── TASK DATA ──

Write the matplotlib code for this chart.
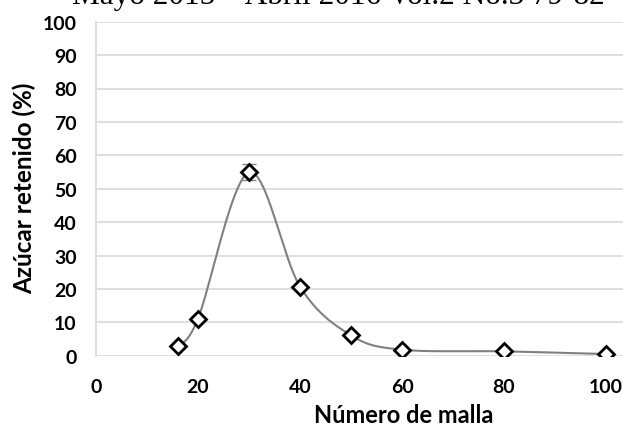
import matplotlib
matplotlib.use("Agg")
import matplotlib.pyplot as plt
import numpy as np

# datos
malla = [16, 20, 30, 40, 50, 60, 80, 100]
retenido = [2.9, 11.1, 54.9, 20.7, 6.1, 1.8, 1.3, 0.5]
error = [0, 0, 2.4, 0, 0, 0, 0, 0]
y_ticks = [0, 10, 20, 30, 40, 50, 60, 70, 80, 90, 100]
x_ticks = [0, 20, 40, 60, 80, 100]
encabezado = "Mayo 2015 – Abril 2016 Vol.2 No.3 79-82"


def suavizar(x, y, n=40):
    # linea suavizada tipo Excel (Catmull-Rom)
    p = np.column_stack([x, y]).astype(float)
    p = np.vstack([p[0], p, p[-1]])
    out = []
    for i in range(1, len(p) - 2):
        p0, p1, p2, p3 = p[i - 1], p[i], p[i + 1], p[i + 2]
        c1 = p1 + (p2 - p0) / 6
        c2 = p2 - (p3 - p1) / 6
        t = np.linspace(0, 1, n)[:, None]
        seg = ((1 - t) ** 3) * p1 + 3 * ((1 - t) ** 2) * t * c1 + 3 * (1 - t) * t ** 2 * c2 + t ** 3 * p2
        out.append(seg)
    out = np.vstack(out)
    return out[:, 0], out[:, 1]


plt.rcParams['font.family'] = ['Lato', 'DejaVu Sans']

fig = plt.figure(figsize=(6.23, 4.27), dpi=100)
ax = fig.add_axes([96 / 623, 70.3 / 427, 1 - 96 / 623, 334 / 427])

xs, ys = suavizar(malla, retenido)
ax.plot(xs, ys, color='#808080', lw=1.5, zorder=2)
ax.errorbar(malla, retenido, yerr=error, fmt='none', ecolor='#808080',
            elinewidth=1.2, capsize=5, zorder=2)
ax.plot(malla, retenido, 'D', ms=8.5, mfc='white', mec='black', mew=2, zorder=3)

ax.set_xlim(0, 527 / 5.1)
ax.set_ylim(0, 100)
ax.set_xticks(x_ticks)
ax.set_yticks(y_ticks)
ax.grid(axis='y', color='#d9d9d9', lw=1.2)
ax.set_axisbelow(True)
for s in ['top', 'right', 'bottom']:
    ax.spines[s].set_visible(False)
ax.spines['left'].set_color('#d9d9d9')
ax.spines['left'].set_linewidth(1.2)
ax.tick_params(length=0, labelsize=14)
ax.tick_params(axis='y', pad=14)
ax.tick_params(axis='x', pad=16)
for lab in ax.get_xticklabels() + ax.get_yticklabels():
    lab.set_fontweight('bold')

fig.text(404 / 623, 1 - 416 / 427, "Número de malla", ha='center', va='center',
         fontsize=17, fontweight='bold')
fig.text(24 / 623, 1 - 188.5 / 427, "Azúcar retenido (%)", ha='center', va='center',
         rotation=90, fontsize=17.5, fontweight='bold')
fig.text(338 / 623, 1 - 4 / 427, encabezado, ha='center', va='baseline',
         fontsize=22.5, family=['Liberation Serif', 'DejaVu Serif'])

fig.savefig("out.png", dpi=100)
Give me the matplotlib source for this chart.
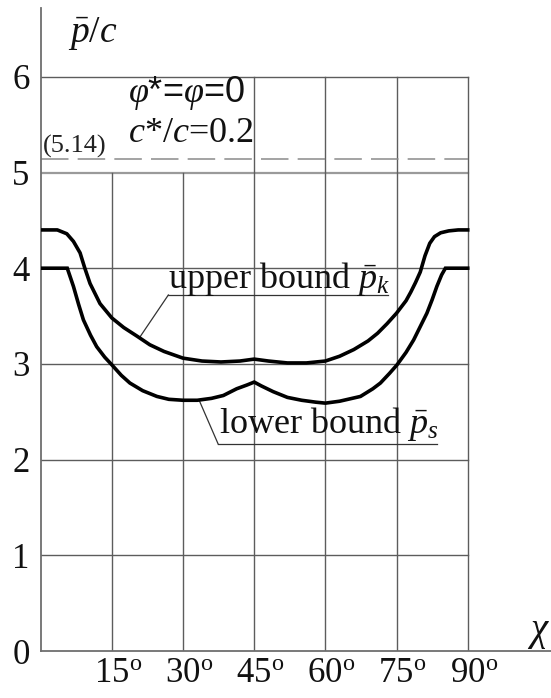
import matplotlib
matplotlib.use("Agg")
import matplotlib.pyplot as plt
import matplotlib.transforms as mtransforms

plt.rcParams["mathtext.fontset"] = "custom"
plt.rcParams["mathtext.rm"] = "Liberation Serif"
plt.rcParams["mathtext.it"] = "Liberation Serif:italic"
plt.rcParams["mathtext.bf"] = "Liberation Serif:bold"
plt.rcParams["font.family"] = ["Liberation Serif", "DejaVu Serif"]

# inclination angle chi (degrees) and normalised limit load p/c
chi_upper = [0, 3.5, 5.5, 6.9, 8.3, 9.3, 10.4, 12.5, 15, 17.5, 20.3, 23, 26, 30,
             34, 38, 42, 45, 48, 52, 56, 60, 63, 66, 69, 71, 73, 75, 77, 78,
             79, 80, 81, 82, 83, 84.3, 86, 88, 90]
p_upper = [4.40, 4.40, 4.36, 4.28, 4.16, 4.00, 3.84, 3.63, 3.48, 3.38, 3.29, 3.20,
           3.13, 3.06, 3.03, 3.02, 3.03, 3.05, 3.03, 3.01, 3.01, 3.03, 3.08, 3.15,
           3.24, 3.32, 3.42, 3.53, 3.66, 3.75, 3.85, 3.96, 4.13, 4.26, 4.33, 4.37,
           4.39, 4.40, 4.40]

chi_lower = [0, 5.6, 6.9, 8, 9, 10.5, 11.8, 13.5, 15, 17, 18.8, 21.5, 24.5, 27, 30,
             33, 36, 38.5, 41.3, 43.5, 45, 46.5, 49, 52, 55, 58, 60, 63, 67.4, 70,
             71.6, 73.5, 75.1, 77, 78.6, 80, 81.4, 82.5, 83.5, 84.5, 85.3, 90]
p_lower = [4.00, 4.00, 3.81, 3.62, 3.46, 3.30, 3.18, 3.07, 2.99, 2.88, 2.80, 2.72,
           2.66, 2.63, 2.62, 2.62, 2.64, 2.67, 2.74, 2.78, 2.81, 2.77, 2.71, 2.65,
           2.62, 2.60, 2.59, 2.61, 2.66, 2.74, 2.80, 2.90, 2.99, 3.12, 3.25, 3.39,
           3.53, 3.67, 3.81, 3.93, 4.00, 4.00]

p_prandtl = 5.14
x_ticks = [15, 30, 45, 60, 75, 90]
y_ticks = [0, 1, 2, 3, 4, 5, 6]

W, H = 551, 698
fig = plt.figure(figsize=(W / 100, H / 100), dpi=100)
ax = fig.add_axes([40.7 / W, 47 / H, (W - 40.7) / W, (651 - 8.3) / H])
ax.set_xlim(0, 90 * (W - 40.7) / (467.7 - 40.7))
ax.set_ylim(0, (651 - 8.3) / 95.7)

grid_c = "#5c5c5c"
for s in ("top", "right"):
    ax.spines[s].set_visible(False)
for s in ("left", "bottom"):
    ax.spines[s].set_color("#6e6e6e")
    ax.spines[s].set_linewidth(1.3)

# grid lines
for y in y_ticks[1:]:
    if y == 5:
        ax.plot([0, 90], [y, y], color="#9a9a9a", lw=1.6, zorder=1)
    else:
        ax.plot([0, 90], [y, y], color=grid_c, lw=1.0, zorder=1)
for x in x_ticks:
    top = 5 if x < 45 else 6
    ax.plot([x, x], [0, top], color=grid_c, lw=1.0, zorder=1)

# Prandtl solution
ax.plot([0, 90], [p_prandtl, p_prandtl], color="#8a8a8a", lw=1.1,
        dashes=[18, 6], zorder=1)
ax.text(0.5, 5.21, "(%.2f)" % p_prandtl, fontsize=19, ha="left", va="baseline",
        color="#222222")

# bounds
ax.plot(chi_upper, p_upper, color="black", lw=2.6, zorder=3,
        solid_joinstyle="round")
ax.plot(chi_lower, p_lower, color="black", lw=2.6, zorder=3,
        solid_joinstyle="miter")

# labels with leader lines
lc = "#333333"
ax.plot([26.9, 73.3], [3.72, 3.72], color=lc, lw=0.9, zorder=2)
ax.plot([26.9, 20.9], [3.72, 3.28], color=lc, lw=0.9, zorder=2)
ax.text(26.9, 3.79, r"upper bound $\bar{p}_k$", fontsize=26, ha="left",
        va="baseline", color="#111111")

ax.plot([37.4, 83.6], [2.163, 2.163], color=lc, lw=0.9, zorder=2)
ax.plot([37.4, 33.4], [2.163, 2.62], color=lc, lw=0.9, zorder=2)
ax.text(37.5, 2.275, r"lower bound $\bar{p}_s$", fontsize=26, ha="left",
        va="baseline", color="#111111")

# parameters
ax.text(18.5, 5.74, r"$\varphi$*=$\varphi$=0", fontsize=26, ha="left",
        va="baseline", family="Liberation Sans", color="#111111")
ax.text(18.5, 5.32, r"$c$*/$c$=0.2", fontsize=26, ha="left", va="baseline",
        color="#111111")

# axis titles
ax.text(5.7, 6.367, r"$\bar{p}/c$", fontsize=27, ha="left", va="baseline",
        color="#111111")
ax.text(102.5, 0.12, r"$\chi$", fontsize=28, ha="left", va="baseline",
        color="#111111")

# ticks
ax.set_yticks(y_ticks)
ax.set_yticklabels([str(v) for v in y_ticks], fontsize=25)
ax.set_xticks(x_ticks)
ax.set_xticklabels([r"%d$^{\rm o}$" % v for v in x_ticks], fontsize=25)
ax.tick_params(axis="both", length=0, colors="#111111")
ax.tick_params(axis="y", pad=8)
ax.tick_params(axis="x", pad=4)
shift = mtransforms.ScaledTranslation(6 / 100, 0, fig.dpi_scale_trans)
for lab in ax.get_xticklabels():
    lab.set_transform(lab.get_transform() + shift)

fig.savefig("out.png", dpi=100)
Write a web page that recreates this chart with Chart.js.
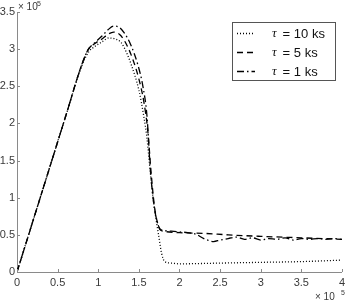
<!DOCTYPE html>
<html>
<head>
<meta charset="utf-8">
<script src="https://cdn.jsdelivr.net/npm/chart.js@4.4.0/dist/chart.umd.min.js"></script>
<style>
  html, body { margin: 0; padding: 0; background: #fff; }
  #wrap { width: 349px; height: 302px; }
</style>
</head>
<body>
<div id="wrap"><canvas id="myChart" width="349" height="302"></canvas></div>
<script>
// values in units of 1e5
const xTicks = [0, 0.5, 1, 1.5, 2, 2.5, 3, 3.5, 4];
const yTicks = [0, 0.5, 1, 1.5, 2, 2.5, 3, 3.5];

const x10 = [0, 0.2, 0.4, 0.6, 0.8, 0.88, 0.95, 1.05, 1.13, 1.2, 1.28, 1.35, 1.41, 1.5, 1.56, 1.6, 1.64, 1.68, 1.72, 1.75, 1.78, 1.82, 1.9, 2.0, 2.5, 3.0, 3.5, 4.0];
const y10 = [0, 0.7, 1.4, 2.1, 2.78, 2.96, 3.03, 3.1, 3.15, 3.14, 3.09, 2.95, 2.78, 2.45, 2.1, 1.8, 1.35, 0.95, 0.65, 0.45, 0.25, 0.14, 0.12, 0.11, 0.12, 0.13, 0.14, 0.16];

const x5 = [0, 0.2, 0.4, 0.6, 0.8, 0.88, 0.95, 1.05, 1.12, 1.19, 1.26, 1.33, 1.42, 1.5, 1.56, 1.61, 1.65, 1.69, 1.73, 1.76, 1.8, 2.0, 2.3, 2.6, 3.0, 3.5, 4.0];
const y5 = [0, 0.7, 1.4, 2.1, 2.8, 3.0, 3.07, 3.14, 3.2, 3.23, 3.2, 3.1, 2.88, 2.6, 2.3, 1.9, 1.35, 0.9, 0.66, 0.57, 0.55, 0.53, 0.52, 0.5, 0.48, 0.46, 0.44];

const x1 = [0, 0.2, 0.4, 0.6, 0.8, 0.88, 0.95, 1.05, 1.12, 1.19, 1.25, 1.32, 1.4, 1.49, 1.55, 1.6, 1.64, 1.68, 1.72, 1.76, 1.8, 1.9, 2.0, 2.1, 2.2, 2.3, 2.42, 2.5, 2.6, 2.7, 2.8, 2.9, 3.0, 3.1, 3.2, 3.3, 3.4, 3.5, 3.6, 3.7, 3.8, 3.9, 4.0];
const y1 = [0, 0.7, 1.4, 2.1, 2.8, 3.0, 3.08, 3.18, 3.26, 3.31, 3.3, 3.22, 3.06, 2.78, 2.5, 2.1, 1.4, 0.95, 0.7, 0.58, 0.56, 0.55, 0.54, 0.53, 0.51, 0.45, 0.41, 0.43, 0.45, 0.47, 0.44, 0.46, 0.43, 0.45, 0.44, 0.46, 0.43, 0.45, 0.44, 0.45, 0.44, 0.45, 0.44];

const labels = ["10 ks", "5 ks", "1 ks"];
const dashes = [[1, 2], [6, 4], [7, 3, 1.5, 3]];

function pts(xs, ys) {
  return xs.map((v, i) => ({ x: v, y: ys[i] }));
}

const axisColor = "#8a8a8a";
const textColor = "#3a3a3a";

const extras = {
  id: "extras",
  afterDraw(chart) {
    const ctx = chart.ctx;
    const xs = chart.scales.x, ys = chart.scales.y;
    const a = chart.chartArea;
    ctx.save();
    // inward ticks
    ctx.strokeStyle = axisColor;
    ctx.lineWidth = 1;
    ctx.beginPath();
    xTicks.forEach(v => {
      const px = Math.round(xs.getPixelForValue(v)) + 0.5;
      ctx.moveTo(px, a.bottom);
      ctx.lineTo(px, a.bottom - 3);
    });
    yTicks.forEach(v => {
      const py = Math.round(ys.getPixelForValue(v)) + 0.5;
      ctx.moveTo(a.left, py);
      ctx.lineTo(a.left + 3, py);
    });
    ctx.stroke();
    // exponent labels
    ctx.fillStyle = textColor;
    ctx.textBaseline = "alphabetic";
    ctx.textAlign = "left";
    ctx.font = "10px 'Liberation Sans', Arial, sans-serif";
    ctx.fillText("\u00d7 10", 18, 10);
    ctx.font = "7px 'Liberation Sans', Arial, sans-serif";
    ctx.fillText("5", 37, 6);
    ctx.font = "10px 'Liberation Sans', Arial, sans-serif";
    ctx.fillText("\u00d7 10", 315, 300);
    ctx.font = "7px 'Liberation Sans', Arial, sans-serif";
    ctx.fillText("5", 341, 295);
    // legend
    const bx = 232, by = 22, bw = 103, bh = 58;
    ctx.fillStyle = "#fff";
    ctx.fillRect(bx, by, bw, bh);
    ctx.strokeStyle = "#555";
    ctx.lineWidth = 1;
    ctx.strokeRect(bx + 0.5, by + 0.5, bw, bh);
    chart.data.datasets.forEach((ds, i) => {
      const ly = 33 + i * 19;
      ctx.strokeStyle = "#000";
      ctx.lineWidth = 1.3;
      ctx.setLineDash(ds.borderDash);
      ctx.beginPath();
      ctx.moveTo(237, ly + 0.5);
      ctx.lineTo(255, ly + 0.5);
      ctx.stroke();
      ctx.setLineDash([]);
      ctx.fillStyle = "#111";
      ctx.textBaseline = "middle";
      ctx.font = "italic 13px 'Liberation Serif', serif";
      ctx.fillText("\u03c4", 272, ly + 1);
      ctx.font = "13px 'Liberation Sans', Arial, sans-serif";
      ctx.fillText(" = " + labels[i], 279, ly + 1);
    });
    ctx.restore();
  }
};

const ctx = document.getElementById("myChart");

new Chart(ctx, {
  type: "line",
  data: {
    datasets: [
      { label: "tau = 10 ks", data: pts(x10, y10), borderDash: dashes[0] },
      { label: "tau = 5 ks", data: pts(x5, y5), borderDash: dashes[1] },
      { label: "tau = 1 ks", data: pts(x1, y1), borderDash: dashes[2] },
    ].map(d => Object.assign(d, {
      borderColor: "#000",
      borderWidth: 1.3,
      pointRadius: 0,
      fill: false,
      cubicInterpolationMode: "monotone",
    })),
  },
  options: {
    responsive: false,
    animation: false,
    layout: { padding: { top: 12, right: 3, left: 0, bottom: 0 } },
    plugins: {
      legend: { display: false },
      tooltip: { enabled: false },
    },
    scales: {
      x: {
        type: "linear",
        min: 0,
        max: 4,
        afterFit: (s) => { s.height = 30; },
        afterBuildTicks: (s) => { s.ticks = xTicks.map(v => ({ value: v })); },
        grid: { display: false, drawTicks: false, tickLength: 0 },
        border: { color: axisColor },
        ticks: {
          color: textColor,
          font: { size: 11, family: "'Liberation Sans', Arial, sans-serif" },
          padding: 4,
          maxRotation: 0,
          callback: (v) => String(v),
        },
      },
      y: {
        min: 0,
        max: 3.5,
        afterFit: (s) => { s.width = 17; },
        afterBuildTicks: (s) => { s.ticks = yTicks.map(v => ({ value: v })); },
        grid: { display: false, drawTicks: false, tickLength: 0 },
        border: { color: axisColor },
        ticks: {
          color: textColor,
          font: { size: 11, family: "'Liberation Sans', Arial, sans-serif" },
          padding: 2,
          callback: (v) => String(v),
        },
      },
    },
  },
  plugins: [extras],
});
</script>
</body>
</html>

───

STATED EXERCISE
Extract, word for word, each line from the top of the data down to and including the line with "mec='black', mew=2, zorder=3)"; skip the pictures.

THE OUTPUT
Write the matplotlib code for this chart.
import matplotlib
matplotlib.use("Agg")
import matplotlib.pyplot as plt
import numpy as np

# datos
malla = [16, 20, 30, 40, 50, 60, 80, 100]
retenido = [2.9, 11.1, 54.9, 20.7, 6.1, 1.8, 1.3, 0.5]
error = [0, 0, 2.4, 0, 0, 0, 0, 0]
y_ticks = [0, 10, 20, 30, 40, 50, 60, 70, 80, 90, 100]
x_ticks = [0, 20, 40, 60, 80, 100]
encabezado = "Mayo 2015 – Abril 2016 Vol.2 No.3 79-82"


def suavizar(x, y, n=40):
    # linea suavizada tipo Excel (Catmull-Rom)
    p = np.column_stack([x, y]).astype(float)
    p = np.vstack([p[0], p, p[-1]])
    out = []
    for i in range(1, len(p) - 2):
        p0, p1, p2, p3 = p[i - 1], p[i], p[i + 1], p[i + 2]
        c1 = p1 + (p2 - p0) / 6
        c2 = p2 - (p3 - p1) / 6
        t = np.linspace(0, 1, n)[:, None]
        seg = ((1 - t) ** 3) * p1 + 3 * ((1 - t) ** 2) * t * c1 + 3 * (1 - t) * t ** 2 * c2 + t ** 3 * p2
        out.append(seg)
    out = np.vstack(out)
    return out[:, 0], out[:, 1]


plt.rcParams['font.family'] = ['Lato', 'DejaVu Sans']

fig = plt.figure(figsize=(6.23, 4.27), dpi=100)
ax = fig.add_axes([96 / 623, 70.3 / 427, 1 - 96 / 623, 334 / 427])

xs, ys = suavizar(malla, retenido)
ax.plot(xs, ys, color='#808080', lw=1.5, zorder=2)
ax.errorbar(malla, retenido, yerr=error, fmt='none', ecolor='#808080',
            elinewidth=1.2, capsize=5, zorder=2)
ax.plot(malla, retenido, 'D', ms=8.5, mfc='white', mec='black', mew=2, zorder=3)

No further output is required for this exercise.